__Given information__

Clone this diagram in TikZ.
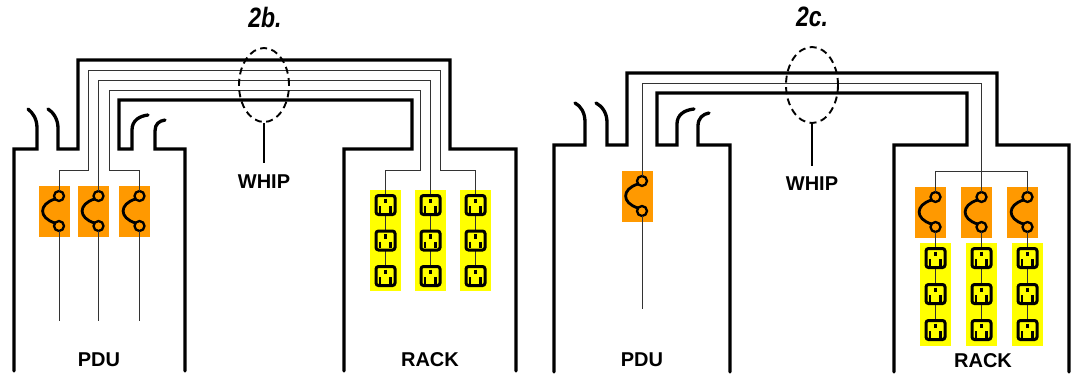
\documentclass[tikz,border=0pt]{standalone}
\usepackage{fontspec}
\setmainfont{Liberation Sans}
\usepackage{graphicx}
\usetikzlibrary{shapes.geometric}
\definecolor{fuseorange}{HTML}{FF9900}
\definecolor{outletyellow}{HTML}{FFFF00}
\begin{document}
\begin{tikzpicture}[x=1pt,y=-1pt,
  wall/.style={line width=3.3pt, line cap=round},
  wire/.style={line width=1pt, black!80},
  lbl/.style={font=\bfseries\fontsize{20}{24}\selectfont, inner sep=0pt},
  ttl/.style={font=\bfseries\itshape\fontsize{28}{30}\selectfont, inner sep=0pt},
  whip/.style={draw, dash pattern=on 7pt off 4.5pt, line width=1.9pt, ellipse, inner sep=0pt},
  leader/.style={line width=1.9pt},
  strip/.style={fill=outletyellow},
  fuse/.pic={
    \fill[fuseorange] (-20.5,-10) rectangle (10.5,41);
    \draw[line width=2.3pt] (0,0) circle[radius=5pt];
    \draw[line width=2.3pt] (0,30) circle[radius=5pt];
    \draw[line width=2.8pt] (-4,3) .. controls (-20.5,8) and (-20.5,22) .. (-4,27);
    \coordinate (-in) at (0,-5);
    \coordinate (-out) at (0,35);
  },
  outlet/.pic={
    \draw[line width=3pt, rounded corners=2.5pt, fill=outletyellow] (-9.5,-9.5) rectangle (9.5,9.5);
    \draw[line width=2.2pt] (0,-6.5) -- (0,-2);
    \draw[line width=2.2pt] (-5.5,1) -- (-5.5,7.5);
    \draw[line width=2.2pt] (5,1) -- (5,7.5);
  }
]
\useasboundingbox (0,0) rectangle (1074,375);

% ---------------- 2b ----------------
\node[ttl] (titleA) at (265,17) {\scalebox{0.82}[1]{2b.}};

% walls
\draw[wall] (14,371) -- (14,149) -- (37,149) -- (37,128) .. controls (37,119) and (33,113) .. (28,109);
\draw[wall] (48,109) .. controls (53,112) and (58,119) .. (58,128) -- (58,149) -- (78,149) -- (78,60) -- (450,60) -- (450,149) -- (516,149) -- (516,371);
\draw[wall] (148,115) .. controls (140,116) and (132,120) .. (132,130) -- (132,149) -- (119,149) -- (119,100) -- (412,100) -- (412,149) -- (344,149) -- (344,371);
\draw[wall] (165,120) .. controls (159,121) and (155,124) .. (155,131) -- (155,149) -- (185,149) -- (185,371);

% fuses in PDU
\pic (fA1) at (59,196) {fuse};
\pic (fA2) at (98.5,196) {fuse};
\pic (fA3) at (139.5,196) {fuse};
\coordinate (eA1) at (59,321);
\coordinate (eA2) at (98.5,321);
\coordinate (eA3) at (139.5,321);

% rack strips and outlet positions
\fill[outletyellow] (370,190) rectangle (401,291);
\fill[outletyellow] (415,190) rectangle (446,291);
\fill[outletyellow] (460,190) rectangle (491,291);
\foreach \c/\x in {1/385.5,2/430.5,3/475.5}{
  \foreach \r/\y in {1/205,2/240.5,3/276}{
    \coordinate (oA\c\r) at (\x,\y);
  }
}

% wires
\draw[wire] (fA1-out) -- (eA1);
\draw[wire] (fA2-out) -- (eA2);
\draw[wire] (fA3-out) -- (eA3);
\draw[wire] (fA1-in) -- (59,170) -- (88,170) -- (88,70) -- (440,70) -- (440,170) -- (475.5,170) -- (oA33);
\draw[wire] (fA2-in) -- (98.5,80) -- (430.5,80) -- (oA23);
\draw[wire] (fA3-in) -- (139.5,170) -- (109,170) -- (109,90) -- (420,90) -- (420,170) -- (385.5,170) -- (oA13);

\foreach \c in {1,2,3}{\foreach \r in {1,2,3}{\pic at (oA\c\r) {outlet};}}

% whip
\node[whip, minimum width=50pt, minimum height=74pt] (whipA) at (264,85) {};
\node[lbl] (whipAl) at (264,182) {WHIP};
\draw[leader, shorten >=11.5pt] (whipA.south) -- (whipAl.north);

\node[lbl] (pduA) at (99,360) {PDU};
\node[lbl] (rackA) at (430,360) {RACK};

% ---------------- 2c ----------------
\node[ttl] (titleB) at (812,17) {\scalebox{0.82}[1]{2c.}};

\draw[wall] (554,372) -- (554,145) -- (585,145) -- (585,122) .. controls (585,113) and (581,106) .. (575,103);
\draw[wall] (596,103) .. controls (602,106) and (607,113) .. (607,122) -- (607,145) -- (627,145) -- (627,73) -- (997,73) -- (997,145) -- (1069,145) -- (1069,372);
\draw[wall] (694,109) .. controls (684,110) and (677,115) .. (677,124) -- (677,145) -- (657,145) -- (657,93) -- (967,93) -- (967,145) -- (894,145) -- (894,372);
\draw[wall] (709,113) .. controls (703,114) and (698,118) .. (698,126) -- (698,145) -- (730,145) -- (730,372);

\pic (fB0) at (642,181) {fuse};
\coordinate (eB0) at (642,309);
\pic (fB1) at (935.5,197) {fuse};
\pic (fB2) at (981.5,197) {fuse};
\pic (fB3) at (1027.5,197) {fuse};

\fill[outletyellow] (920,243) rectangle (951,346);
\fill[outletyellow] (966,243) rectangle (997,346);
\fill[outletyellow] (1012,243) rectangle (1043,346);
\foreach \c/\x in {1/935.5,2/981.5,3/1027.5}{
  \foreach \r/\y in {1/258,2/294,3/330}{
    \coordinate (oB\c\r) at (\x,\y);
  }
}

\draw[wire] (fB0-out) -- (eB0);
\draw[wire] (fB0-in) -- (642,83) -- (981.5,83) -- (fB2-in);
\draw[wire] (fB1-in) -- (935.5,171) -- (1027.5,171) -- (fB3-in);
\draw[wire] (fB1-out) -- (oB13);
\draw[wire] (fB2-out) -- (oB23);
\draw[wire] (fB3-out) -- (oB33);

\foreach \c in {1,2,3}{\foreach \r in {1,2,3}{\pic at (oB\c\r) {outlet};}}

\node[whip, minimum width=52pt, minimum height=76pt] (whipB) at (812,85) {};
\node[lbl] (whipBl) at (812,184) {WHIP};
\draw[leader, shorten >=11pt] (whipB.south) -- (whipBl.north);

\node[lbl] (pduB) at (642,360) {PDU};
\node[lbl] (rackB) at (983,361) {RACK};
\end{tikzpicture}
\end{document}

__Short task__
Set down the material exactly, every line of it, except for the pictures.

__Complete output__
Clone this diagram in TikZ.
\documentclass[tikz,border=0pt]{standalone}
\usepackage{fontspec}
\setmainfont{Liberation Sans}
\usepackage{graphicx}
\usetikzlibrary{shapes.geometric}
\definecolor{fuseorange}{HTML}{FF9900}
\definecolor{outletyellow}{HTML}{FFFF00}
\begin{document}
\begin{tikzpicture}[x=1pt,y=-1pt,
  wall/.style={line width=3.3pt, line cap=round},
  wire/.style={line width=1pt, black!80},
  lbl/.style={font=\bfseries\fontsize{20}{24}\selectfont, inner sep=0pt},
  ttl/.style={font=\bfseries\itshape\fontsize{28}{30}\selectfont, inner sep=0pt},
  whip/.style={draw, dash pattern=on 7pt off 4.5pt, line width=1.9pt, ellipse, inner sep=0pt},
  leader/.style={line width=1.9pt},
  strip/.style={fill=outletyellow},
  fuse/.pic={
    \fill[fuseorange] (-20.5,-10) rectangle (10.5,41);
    \draw[line width=2.3pt] (0,0) circle[radius=5pt];
    \draw[line width=2.3pt] (0,30) circle[radius=5pt];
    \draw[line width=2.8pt] (-4,3) .. controls (-20.5,8) and (-20.5,22) .. (-4,27);
    \coordinate (-in) at (0,-5);
    \coordinate (-out) at (0,35);
  },
  outlet/.pic={
    \draw[line width=3pt, rounded corners=2.5pt, fill=outletyellow] (-9.5,-9.5) rectangle (9.5,9.5);
    \draw[line width=2.2pt] (0,-6.5) -- (0,-2);
    \draw[line width=2.2pt] (-5.5,1) -- (-5.5,7.5);
    \draw[line width=2.2pt] (5,1) -- (5,7.5);
  }
]
\useasboundingbox (0,0) rectangle (1074,375);

% ---------------- 2b ----------------
\node[ttl] (titleA) at (265,17) {\scalebox{0.82}[1]{2b.}};

% walls
\draw[wall] (14,371) -- (14,149) -- (37,149) -- (37,128) .. controls (37,119) and (33,113) .. (28,109);
\draw[wall] (48,109) .. controls (53,112) and (58,119) .. (58,128) -- (58,149) -- (78,149) -- (78,60) -- (450,60) -- (450,149) -- (516,149) -- (516,371);
\draw[wall] (148,115) .. controls (140,116) and (132,120) .. (132,130) -- (132,149) -- (119,149) -- (119,100) -- (412,100) -- (412,149) -- (344,149) -- (344,371);
\draw[wall] (165,120) .. controls (159,121) and (155,124) .. (155,131) -- (155,149) -- (185,149) -- (185,371);

% fuses in PDU
\pic (fA1) at (59,196) {fuse};
\pic (fA2) at (98.5,196) {fuse};
\pic (fA3) at (139.5,196) {fuse};
\coordinate (eA1) at (59,321);
\coordinate (eA2) at (98.5,321);
\coordinate (eA3) at (139.5,321);

% rack strips and outlet positions
\fill[outletyellow] (370,190) rectangle (401,291);
\fill[outletyellow] (415,190) rectangle (446,291);
\fill[outletyellow] (460,190) rectangle (491,291);
\foreach \c/\x in {1/385.5,2/430.5,3/475.5}{
  \foreach \r/\y in {1/205,2/240.5,3/276}{
    \coordinate (oA\c\r) at (\x,\y);
  }
}

% wires
\draw[wire] (fA1-out) -- (eA1);
\draw[wire] (fA2-out) -- (eA2);
\draw[wire] (fA3-out) -- (eA3);
\draw[wire] (fA1-in) -- (59,170) -- (88,170) -- (88,70) -- (440,70) -- (440,170) -- (475.5,170) -- (oA33);
\draw[wire] (fA2-in) -- (98.5,80) -- (430.5,80) -- (oA23);
\draw[wire] (fA3-in) -- (139.5,170) -- (109,170) -- (109,90) -- (420,90) -- (420,170) -- (385.5,170) -- (oA13);

\foreach \c in {1,2,3}{\foreach \r in {1,2,3}{\pic at (oA\c\r) {outlet};}}

% whip
\node[whip, minimum width=50pt, minimum height=74pt] (whipA) at (264,85) {};
\node[lbl] (whipAl) at (264,182) {WHIP};
\draw[leader, shorten >=11.5pt] (whipA.south) -- (whipAl.north);

\node[lbl] (pduA) at (99,360) {PDU};
\node[lbl] (rackA) at (430,360) {RACK};

% ---------------- 2c ----------------
\node[ttl] (titleB) at (812,17) {\scalebox{0.82}[1]{2c.}};

\draw[wall] (554,372) -- (554,145) -- (585,145) -- (585,122) .. controls (585,113) and (581,106) .. (575,103);
\draw[wall] (596,103) .. controls (602,106) and (607,113) .. (607,122) -- (607,145) -- (627,145) -- (627,73) -- (997,73) -- (997,145) -- (1069,145) -- (1069,372);
\draw[wall] (694,109) .. controls (684,110) and (677,115) .. (677,124) -- (677,145) -- (657,145) -- (657,93) -- (967,93) -- (967,145) -- (894,145) -- (894,372);
\draw[wall] (709,113) .. controls (703,114) and (698,118) .. (698,126) -- (698,145) -- (730,145) -- (730,372);

\pic (fB0) at (642,181) {fuse};
\coordinate (eB0) at (642,309);
\pic (fB1) at (935.5,197) {fuse};
\pic (fB2) at (981.5,197) {fuse};
\pic (fB3) at (1027.5,197) {fuse};

\fill[outletyellow] (920,243) rectangle (951,346);
\fill[outletyellow] (966,243) rectangle (997,346);
\fill[outletyellow] (1012,243) rectangle (1043,346);
\foreach \c/\x in {1/935.5,2/981.5,3/1027.5}{
  \foreach \r/\y in {1/258,2/294,3/330}{
    \coordinate (oB\c\r) at (\x,\y);
  }
}

\draw[wire] (fB0-out) -- (eB0);
\draw[wire] (fB0-in) -- (642,83) -- (981.5,83) -- (fB2-in);
\draw[wire] (fB1-in) -- (935.5,171) -- (1027.5,171) -- (fB3-in);
\draw[wire] (fB1-out) -- (oB13);
\draw[wire] (fB2-out) -- (oB23);
\draw[wire] (fB3-out) -- (oB33);

\foreach \c in {1,2,3}{\foreach \r in {1,2,3}{\pic at (oB\c\r) {outlet};}}

\node[whip, minimum width=52pt, minimum height=76pt] (whipB) at (812,85) {};
\node[lbl] (whipBl) at (812,184) {WHIP};
\draw[leader, shorten >=11pt] (whipB.south) -- (whipBl.north);

\node[lbl] (pduB) at (642,360) {PDU};
\node[lbl] (rackB) at (983,361) {RACK};
\end{tikzpicture}
\end{document}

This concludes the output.